“When I got the script I was like, ‘Oh, shoot, I really like this,’ which I realized might be a problem if I didn’t get the part,” says Oyin Oladejo of the new play Is God Is, in which she will soon appear at Toronto’s Berkeley Street Theatre.
Oladejo, who originally hails from Nigeria, moved to Toronto when she was 16 years old, and although she originally thought she would study law, it was while working as a supervisor at the Canadian Opera Company that she saw her first opera and became captivated.
“They seemed like they were having fun and I thought, ‘I want to do that. I want a job that allows me to play and have fun,’” she says.
She attended the theatre arts program at Humber College and Toronto’s SoulPepper Academy, and it wasn’t long before she took to the stage, landing roles in theatrical productions, including an adaptation of Henrik Ibsen’s A Doll’s House, as Ophelia in the Shakespeare Theatre Company’s Hamlet and the male role of Lopakhin in Anton Chekov’s The Cherry Orchard.
While Oladejo continued to find theatrical success, she became increasingly frustrated at the lack of film offers and was told she wasn’t booking roles because of her accent.
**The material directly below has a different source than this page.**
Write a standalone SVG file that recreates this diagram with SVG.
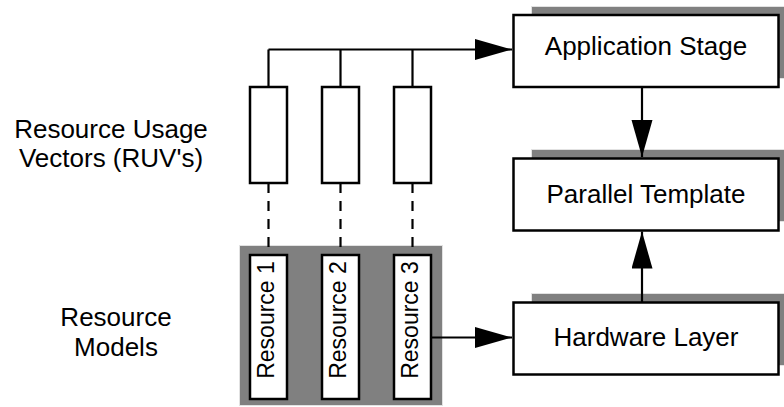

“In order to fit in on some level, I felt like I would have to give up a certain part of my African heritage, and one of those things was my accent,” she says. “I hired a coach to help, but I felt like I was giving up too much of myself to be an actor.”
On the verge of quitting, she landed the role that would change her life – playing Joann Owosekun on the hit television series Star Trek: Discovery.
“I didn’t understand the magnitude of what I was a part of until I went to Comicon – I didn’t even know what Comicon was,” she says. “I thought, ‘We’re just acting; this is not a big deal,’ but I soon realized it was a big deal. Star Trek was so groundbreaking on so many levels and we were telling stories and bringing things to the forefront that may help save people’s lives or give them hope or just entertain them — that’s what we do as performers. Sure we were having fun, but we are serving a greater purpose.”
Is God Is, she says, is “unapologetically violent.” Think a stage version of a Quentin Tarantino film. And although this is not something she condones, Oladejo says the violence in the play is rooted in “something real, in deep pain.”
Written by Aleshea Harris, the plot concerns twin sisters Racine (played by Oladejo) and Anaia who, upon the request of their mother, journey to the California desert to exact revenge against their father who left them disfigured in a fire when they were babies. The play is a mash up of Greek tragedy, the spaghetti western, hip hop and Afropunk and has been called “terrifyingly funny and absurdly violent.”
Oladejo says she’s always been drawn to mythological tales and Greek mythology but never heard the Black voice in these stories until she read the script for Is God Is.
“Usually Black women, we’re prided on being strong and resilient, and this play is saying, what if we don’t hold back, what if we get revenge on everything we’ve been through,” she says. “As Black women, we carry generational pain and we are told to be quiet, or if you show anger, it doesn’t belong in this world. So where does that anger go?”
Oladejo has had to step out of her comfort zone to play the role of Racine.
“Racine has been a fun character to play because I am the cheesiest person you will ever meet,” she says. “I love rom coms. I’m a lover not a fighter, so being able to go to the depths of rage that we all suppress and being able to bring it out and make it authentic and have it be rooted in truth has been really cathartic.”
Is God Is runs May 3 to May 22 at the Berkeley Street Theatre.